## WRITTEN TASK
The listing below should be printed exactly, every line of it. Skip the pictures.
┄┄┄┄┄┄
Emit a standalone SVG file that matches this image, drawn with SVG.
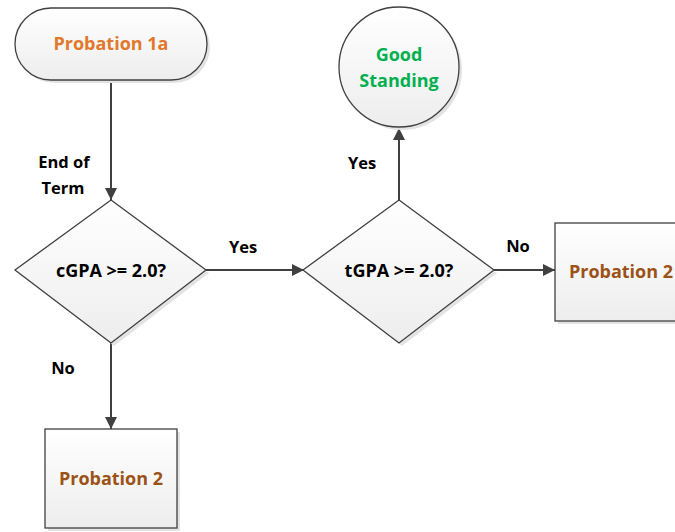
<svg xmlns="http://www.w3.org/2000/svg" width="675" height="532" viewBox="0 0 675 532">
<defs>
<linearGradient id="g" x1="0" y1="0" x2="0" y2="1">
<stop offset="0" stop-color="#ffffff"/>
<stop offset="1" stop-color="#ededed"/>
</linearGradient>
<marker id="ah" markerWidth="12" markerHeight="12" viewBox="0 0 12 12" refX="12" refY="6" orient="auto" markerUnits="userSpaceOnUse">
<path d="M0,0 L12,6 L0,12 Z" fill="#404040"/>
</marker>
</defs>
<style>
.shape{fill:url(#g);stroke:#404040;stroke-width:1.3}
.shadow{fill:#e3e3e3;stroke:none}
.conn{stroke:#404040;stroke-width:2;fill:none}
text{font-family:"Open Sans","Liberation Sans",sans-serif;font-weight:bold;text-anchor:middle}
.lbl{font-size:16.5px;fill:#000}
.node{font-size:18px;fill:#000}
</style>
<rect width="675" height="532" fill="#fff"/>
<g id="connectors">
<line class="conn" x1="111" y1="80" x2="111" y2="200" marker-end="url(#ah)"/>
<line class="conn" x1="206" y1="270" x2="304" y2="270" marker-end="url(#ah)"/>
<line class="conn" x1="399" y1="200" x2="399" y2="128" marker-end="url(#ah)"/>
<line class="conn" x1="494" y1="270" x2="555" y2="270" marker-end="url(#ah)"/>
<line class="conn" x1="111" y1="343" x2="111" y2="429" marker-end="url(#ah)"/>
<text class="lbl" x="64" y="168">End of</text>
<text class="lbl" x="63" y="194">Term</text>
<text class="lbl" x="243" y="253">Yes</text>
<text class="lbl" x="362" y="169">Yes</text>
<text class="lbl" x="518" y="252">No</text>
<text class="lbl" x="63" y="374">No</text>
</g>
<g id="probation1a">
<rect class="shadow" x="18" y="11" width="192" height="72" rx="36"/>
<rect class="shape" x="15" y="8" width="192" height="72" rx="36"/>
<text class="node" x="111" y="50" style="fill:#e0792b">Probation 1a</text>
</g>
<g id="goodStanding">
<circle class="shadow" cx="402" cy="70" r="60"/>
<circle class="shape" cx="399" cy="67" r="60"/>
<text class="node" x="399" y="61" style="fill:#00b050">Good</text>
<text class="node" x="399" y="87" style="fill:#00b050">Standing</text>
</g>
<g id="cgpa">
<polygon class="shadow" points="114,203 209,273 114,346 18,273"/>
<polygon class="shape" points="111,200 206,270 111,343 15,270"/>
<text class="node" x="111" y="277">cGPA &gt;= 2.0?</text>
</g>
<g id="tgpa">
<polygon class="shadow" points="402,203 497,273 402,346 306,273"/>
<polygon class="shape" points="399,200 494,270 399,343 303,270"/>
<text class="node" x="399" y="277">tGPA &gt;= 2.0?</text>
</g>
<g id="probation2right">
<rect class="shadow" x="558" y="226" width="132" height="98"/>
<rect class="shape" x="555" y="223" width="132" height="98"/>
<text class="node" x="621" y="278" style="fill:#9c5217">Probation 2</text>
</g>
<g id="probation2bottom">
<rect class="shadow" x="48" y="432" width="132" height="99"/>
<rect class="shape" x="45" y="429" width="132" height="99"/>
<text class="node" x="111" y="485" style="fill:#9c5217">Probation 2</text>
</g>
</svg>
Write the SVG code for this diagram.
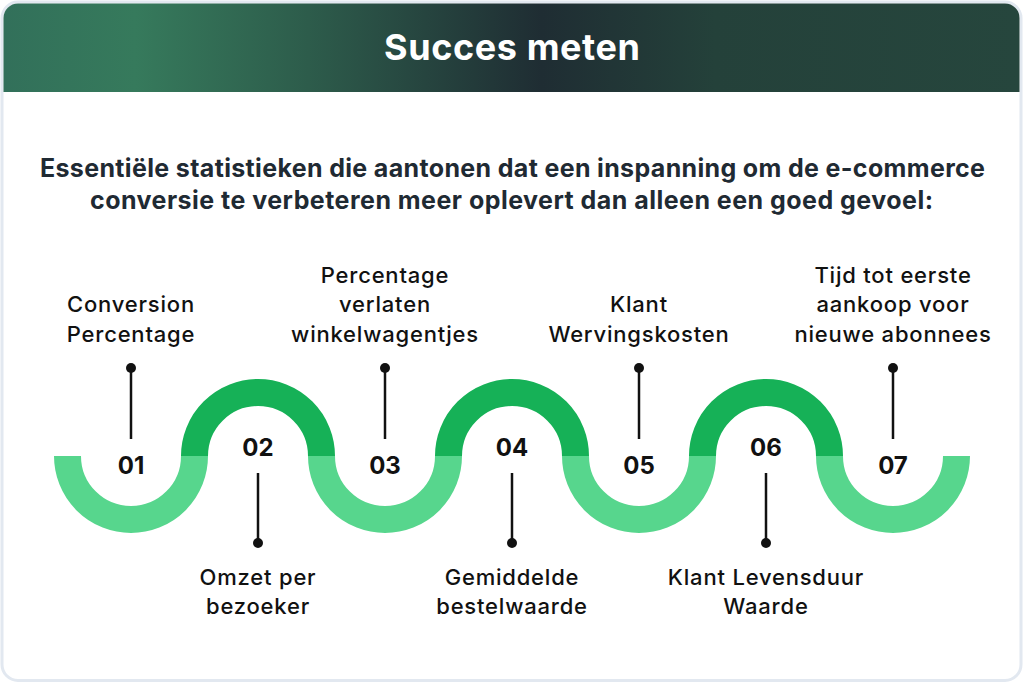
┄┄┄┄┄┄
## RESPONSE TO THIS EXERCISE
Emit a standalone SVG file that matches this image, drawn with SVG.
<svg xmlns="http://www.w3.org/2000/svg" width="675" height="532" viewBox="0 0 675 532">
<defs>
<linearGradient id="g" x1="0" y1="0" x2="0" y2="1">
<stop offset="0" stop-color="#ffffff"/>
<stop offset="1" stop-color="#ededed"/>
</linearGradient>
<marker id="ah" markerWidth="12" markerHeight="12" viewBox="0 0 12 12" refX="12" refY="6" orient="auto" markerUnits="userSpaceOnUse">
<path d="M0,0 L12,6 L0,12 Z" fill="#404040"/>
</marker>
</defs>
<style>
.shape{fill:url(#g);stroke:#404040;stroke-width:1.3}
.shadow{fill:#e3e3e3;stroke:none}
.conn{stroke:#404040;stroke-width:2;fill:none}
text{font-family:"Open Sans","Liberation Sans",sans-serif;font-weight:bold;text-anchor:middle}
.lbl{font-size:16.5px;fill:#000}
.node{font-size:18px;fill:#000}
</style>
<rect width="675" height="532" fill="#fff"/>
<g id="connectors">
<line class="conn" x1="111" y1="80" x2="111" y2="200" marker-end="url(#ah)"/>
<line class="conn" x1="206" y1="270" x2="304" y2="270" marker-end="url(#ah)"/>
<line class="conn" x1="399" y1="200" x2="399" y2="128" marker-end="url(#ah)"/>
<line class="conn" x1="494" y1="270" x2="555" y2="270" marker-end="url(#ah)"/>
<line class="conn" x1="111" y1="343" x2="111" y2="429" marker-end="url(#ah)"/>
<text class="lbl" x="64" y="168">End of</text>
<text class="lbl" x="63" y="194">Term</text>
<text class="lbl" x="243" y="253">Yes</text>
<text class="lbl" x="362" y="169">Yes</text>
<text class="lbl" x="518" y="252">No</text>
<text class="lbl" x="63" y="374">No</text>
</g>
<g id="probation1a">
<rect class="shadow" x="18" y="11" width="192" height="72" rx="36"/>
<rect class="shape" x="15" y="8" width="192" height="72" rx="36"/>
<text class="node" x="111" y="50" style="fill:#e0792b">Probation 1a</text>
</g>
<g id="goodStanding">
<circle class="shadow" cx="402" cy="70" r="60"/>
<circle class="shape" cx="399" cy="67" r="60"/>
<text class="node" x="399" y="61" style="fill:#00b050">Good</text>
<text class="node" x="399" y="87" style="fill:#00b050">Standing</text>
</g>
<g id="cgpa">
<polygon class="shadow" points="114,203 209,273 114,346 18,273"/>
<polygon class="shape" points="111,200 206,270 111,343 15,270"/>
<text class="node" x="111" y="277">cGPA &gt;= 2.0?</text>
</g>
<g id="tgpa">
<polygon class="shadow" points="402,203 497,273 402,346 306,273"/>
<polygon class="shape" points="399,200 494,270 399,343 303,270"/>
<text class="node" x="399" y="277">tGPA &gt;= 2.0?</text>
</g>
<g id="probation2right">
<rect class="shadow" x="558" y="226" width="132" height="98"/>
<rect class="shape" x="555" y="223" width="132" height="98"/>
<text class="node" x="621" y="278" style="fill:#9c5217">Probation 2</text>
</g>
<g id="probation2bottom">
<rect class="shadow" x="48" y="432" width="132" height="99"/>
<rect class="shape" x="45" y="429" width="132" height="99"/>
<text class="node" x="111" y="485" style="fill:#9c5217">Probation 2</text>
</g>
</svg>
Write the SVG code for this diagram.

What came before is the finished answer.